Author(s): Chen Q, Keenan TDL, Allot A, Peng Y, Agrón E, Domalpally A, Klaver CCW, Luttikhuizen DT, Colyer MH, Cukras CA, Wiley HE, Teresa Magone M, Cousineau-Krieger C, Wong WT, Zhu Y, Chew EY, Lu Z; AREDS2 Deep Learning Research Group. Multimodal, multitask, multiattention (M3) deep learning detection of reticular pseudodrusen: Toward automated and accessible classification of age-related macular degeneration. J Am Med Inform Assoc. 2021 Jun 12;28(6):1135-1148. doi: 10.1093/jamia/ocaa302. PMID 33792724
Journal: Journal Of The American Medical Informatics Association : Jamia, Volume 28, Issue 6, Jun 2021
OBJECTIVE Reticular pseudodrusen (RPD), a key feature of age-related macular degeneration (AMD), are poorly detected by human experts on standard color fundus photography (CFP) and typically require advanced imaging modalities such as fundus autofluorescence (FAF). The objective was to develop and evaluate the performance of a novel multimodal, multitask, multiattention (M3) deep learning framework on RPD detection.
MATERIALS AND METHODS A deep learning framework (M3) was developed to detect RPD presence accurately using CFP alone, FAF alone, or both, employing >8000 CFP-FAF image pairs obtained prospectively (Age-Related Eye Disease Study 2). The M3 framework includes multimodal (detection from single or multiple image modalities), multitask (training different tasks simultaneously to improve generalizability), and multiattention (improving ensembled feature representation) operation. Performance on RPD detection was compared with state-of-the-art deep learning models and 13 ophthalmologists; performance on detection of 2 other AMD features (geographic atrophy and pigmentary abnormalities) was also evaluated.

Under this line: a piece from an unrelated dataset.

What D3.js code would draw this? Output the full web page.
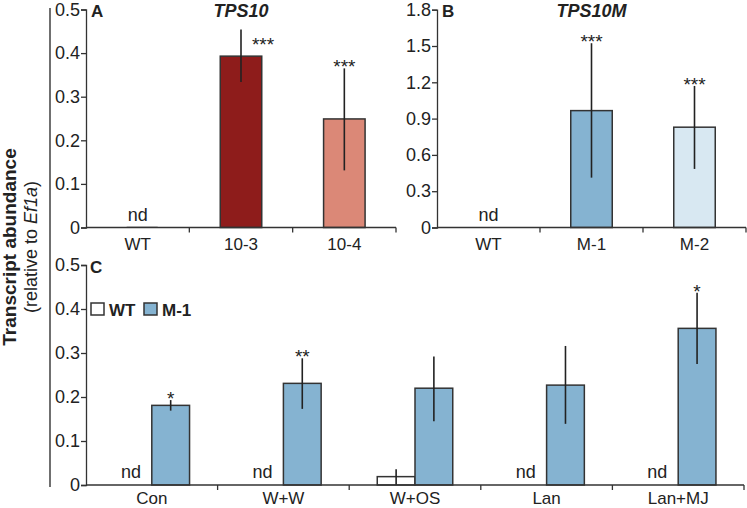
<!DOCTYPE html>
<html lang="en">
<head>
<meta charset="UTF-8">
<title>TPS10 transcripts</title>
<script src="https://d3js.org/d3.v7.min.js"></script>
<style>
  body { margin: 0; background: #fff; }
  text { font-family: "Liberation Sans", Arial, sans-serif; fill: #222; }
</style>
</head>
<body>
<div id="chart"></div>
<script>
// panel A
const catsA = ["WT", "10-3", "10-4"];
const valsA = [0, 0.393, 0.249];
const errHiA = [null, 0.454, 0.365];
const errLoA = [null, 0.334, 0.131];
const starsA = ["", "***", "***"];
const colorsA = ["#ffffff", "#8e1c1b", "#db8877"];
const ticksA = [0, 0.1, 0.2, 0.3, 0.4, 0.5];

// panel B
const catsB = ["WT", "M-1", "M-2"];
const valsB = [0, 0.966, 0.829];
const errHiB = [null, 1.523, 1.17];
const errLoB = [null, 0.412, 0.484];
const starsB = ["", "***", "***"];
const colorsB = ["#ffffff", "#85b3d1", "#d8e8f2"];
const ticksB = [0, 0.3, 0.6, 0.9, 1.2, 1.5, 1.8];

// panel C
const catsC = ["Con", "W+W", "W+OS", "Lan", "Lan+MJ"];
const seriesC = ["WT", "M-1"];
const wtC = [0, 0, 0.019, 0, 0];
const wtHiC = [null, null, 0.036, null, null];
const wtLoC = [null, null, 0.0, null, null];
const wtNd = [true, true, false, true, true];
const m1C = [0.181, 0.231, 0.22, 0.227, 0.356];
const m1HiC = [0.193, 0.288, 0.292, 0.316, 0.437];
const m1LoC = [0.169, 0.173, 0.145, 0.139, 0.275];
const starsC = ["*", "**", "", "", "*"];
const colorsC = ["#ffffff", "#85b3d1"];
const ticksC = [0, 0.1, 0.2, 0.3, 0.4, 0.5];

const W = 747, H = 508;
const svg = d3.select("#chart").append("svg")
  .attr("width", W).attr("height", H);

const axisCol = "#333";

function yAxis(g, y, ticks, fmt) {
  const ax = g.append("g")
    .call(d3.axisLeft(y).tickValues(ticks).tickSize(5).tickPadding(1).tickFormat(fmt));
  ax.select(".domain").attr("stroke", axisCol).attr("stroke-width", 1.3);
  ax.selectAll(".tick line").attr("stroke", axisCol).attr("stroke-width", 1.3);
  ax.selectAll(".tick text").style("font-size", "18px").attr("fill", "#222");
  return ax;
}

function xAxis(g, x, y0, dy) {
  // baseline with tick marks at band boundaries
  const r = x.range();
  g.append("line").attr("x1", r[0]).attr("x2", r[1]).attr("y1", y0).attr("y2", y0)
    .attr("stroke", axisCol).attr("stroke-width", 1.3);
  const bounds = x.domain().slice(1).map(d => x(d)).concat([r[1]]);
  g.selectAll(".bt").data(bounds).enter().append("line")
    .attr("x1", d => d).attr("x2", d => d).attr("y1", y0).attr("y2", y0 + 5)
    .attr("stroke", axisCol).attr("stroke-width", 1.3);
  g.selectAll(".xl").data(x.domain()).enter().append("text")
    .attr("x", d => x(d) + x.bandwidth() / 2).attr("y", y0 + dy)
    .attr("text-anchor", "middle").style("font-size", "17px").text(d => d);
}

function errBar(g, cx, y, hi, lo) {
  if (hi == null) return;
  g.append("line").attr("x1", cx).attr("x2", cx).attr("y1", y(hi)).attr("y2", y(lo))
    .attr("stroke", "#222").attr("stroke-width", 1.6);
}

function simplePanel(opts) {
  const g = svg.append("g");
  const x = d3.scaleBand().domain(opts.cats).range([opts.x0, opts.x1]).padding(0);
  const y = d3.scaleLinear().domain([0, opts.ymax]).range([opts.yb, opts.yt]);
  const bw = 41.5;
  opts.cats.forEach((c, i) => {
    const cx = x(c) + x.bandwidth() / 2;
    if (opts.vals[i] > 0) {
      g.append("rect").attr("x", cx - bw / 2).attr("y", y(opts.vals[i]))
        .attr("width", bw).attr("height", y(0) - y(opts.vals[i]))
        .attr("fill", opts.colors[i]).attr("stroke", "#333").attr("stroke-width", 1.5);
    } else {
      if (opts.zeroLine) {
        g.append("line").attr("x1", cx - 11).attr("x2", cx + 20).attr("y1", y(0) - 1).attr("y2", y(0) - 1)
          .attr("stroke", "#ccc").attr("stroke-width", 1);
      }
      g.append("text").attr("x", cx).attr("y", y(0) - 7).attr("text-anchor", "middle")
        .style("font-size", "18px").text("nd");
    }
    errBar(g, cx, y, opts.hi[i], opts.lo[i]);
    if (opts.stars[i]) {
      const shift = opts.starShift ? opts.starShift[i] : 0;
      const sy = opts.starY ? y(opts.starY[i]) : y(opts.hi[i]) - 3;
      g.append("text").attr("x", cx + shift).attr("y", sy + 8).attr("text-anchor", "middle")
        .style("font-size", "19px").text(opts.stars[i]);
    }
  });
  yAxis(g.append("g").attr("transform", `translate(${opts.x0},0)`), y, opts.ticks, opts.fmt);
  xAxis(g, x, y(0), 22);
  g.append("text").attr("x", opts.x0 + 5).attr("y", opts.yt + 7.5)
    .style("font-size", "17px").style("font-weight", "bold").text(opts.letter);
  g.append("text").attr("x", x(opts.cats[1]) + x.bandwidth() / 2).attr("y", opts.yt + 7)
    .attr("text-anchor", "middle").style("font-size", "18px")
    .style("font-weight", "bold").style("font-style", "italic").text(opts.title);
}

const fmtA = d => d === 0 ? "0" : d3.format(".1f")(d);

simplePanel({
  cats: catsA, vals: valsA, hi: errHiA, lo: errLoA, stars: starsA, colors: colorsA,
  ticks: ticksA, ymax: 0.5, x0: 86, x1: 396, yb: 227.5, yt: 9.5, fmt: fmtA,
  letter: "A", title: "TPS10", zeroLine: true,
  starShift: [0, 22, 0], starY: [0, 0.423, 0.373]
});

simplePanel({
  cats: catsB, vals: valsB, hi: errHiB, lo: errLoB, stars: starsB, colors: colorsB,
  ticks: ticksB, ymax: 1.8, x0: 437, x1: 746, yb: 227.5, yt: 9.7, fmt: fmtA,
  letter: "B", title: "TPS10M"
});

// panel C, grouped bars
(function () {
  const g = svg.append("g");
  const x0 = 86, x1 = 744, yb = 485, yt = 265;
  const x = d3.scaleBand().domain(catsC).range([x0, x1]).padding(0);
  const xs = d3.scaleBand().domain(seriesC).range([0, 75.5]);
  const y = d3.scaleLinear().domain([0, 0.5]).range([yb, yt]);
  catsC.forEach((c, i) => {
    const gx = x(c) + x.bandwidth() / 2 - 37.75;
    // WT bar
    const wx = gx + xs("WT");
    if (wtNd[i]) {
      g.append("text").attr("x", wx + xs.bandwidth() / 2 - 2).attr("y", yb - 7)
        .attr("text-anchor", "middle").style("font-size", "18px").text("nd");
    } else {
      g.append("rect").attr("x", wx).attr("y", y(wtC[i])).attr("width", xs.bandwidth())
        .attr("height", yb - y(wtC[i])).attr("fill", colorsC[0])
        .attr("stroke", "#333").attr("stroke-width", 1.5);
      errBar(g, wx + xs.bandwidth() / 2, y, wtHiC[i], wtLoC[i]);
    }
    // M-1 bar
    const mx = gx + xs("M-1");
    g.append("rect").attr("x", mx).attr("y", y(m1C[i])).attr("width", xs.bandwidth())
      .attr("height", yb - y(m1C[i])).attr("fill", colorsC[1])
      .attr("stroke", "#333").attr("stroke-width", 1.5);
    errBar(g, mx + xs.bandwidth() / 2, y, m1HiC[i], m1LoC[i]);
    if (starsC[i]) {
      g.append("text").attr("x", mx + xs.bandwidth() / 2).attr("y", y(m1HiC[i]) + 5)
        .attr("text-anchor", "middle").style("font-size", "19px").text(starsC[i]);
    }
  });
  yAxis(g.append("g").attr("transform", `translate(${x0},0)`), y, ticksC, fmtA);
  xAxis(g, x, yb, 19);
  g.append("text").attr("x", x0 + 4).attr("y", yt + 8)
    .style("font-size", "17px").style("font-weight", "bold").text("C");

  // legend
  const lg = g.append("g").attr("transform", "translate(91,303)");
  const items = lg.selectAll("g").data(seriesC).enter().append("g")
    .attr("transform", (d, i) => `translate(${i * 53},0)`);
  items.append("rect").attr("width", 13).attr("height", 12)
    .attr("fill", (d, i) => colorsC[i]).attr("stroke", "#333").attr("stroke-width", 1.5);
  items.append("text").attr("x", 18).attr("y", 12.5)
    .style("font-size", "17px").style("font-weight", "bold").text(d => d);
})();

// shared y title with bracket line
svg.append("line").attr("x1", 50).attr("x2", 50).attr("y1", 8).attr("y2", 487)
  .attr("stroke", "#222").attr("stroke-width", 1.3);
svg.append("text").attr("transform", "translate(16,247) rotate(-90)")
  .attr("text-anchor", "middle").style("font-size", "19px").style("font-weight", "bold")
  .text("Transcript abundance");
const t2 = svg.append("text").attr("transform", "translate(37,247) rotate(-90)")
  .attr("text-anchor", "middle").style("font-size", "18px");
t2.append("tspan").text("(relative to ");
t2.append("tspan").style("font-style", "italic").text("Ef1a");
t2.append("tspan").text(")");
</script>
</body>
</html>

RESULTS For RPD detection, M3 achieved an area under the receiver-operating characteristic curve (AUROC) of 0.832, 0.931, and 0.933 for CFP alone, FAF alone, and both, respectively. M3 performance on CFP was very substantially superior to human retinal specialists (median F1 score = 0.644 vs 0.350). External validation (the Rotterdam Study) demonstrated high accuracy on CFP alone (AUROC, 0.965). The M3 framework also accurately detected geographic atrophy and pigmentary abnormalities (AUROC, 0.909 and 0.912, respectively), demonstrating its generalizability.
CONCLUSIONS This study demonstrates the successful development, robust evaluation, and external validation of a novel deep learning framework that enables accessible, accurate, and automated AMD diagnosis and prognosis.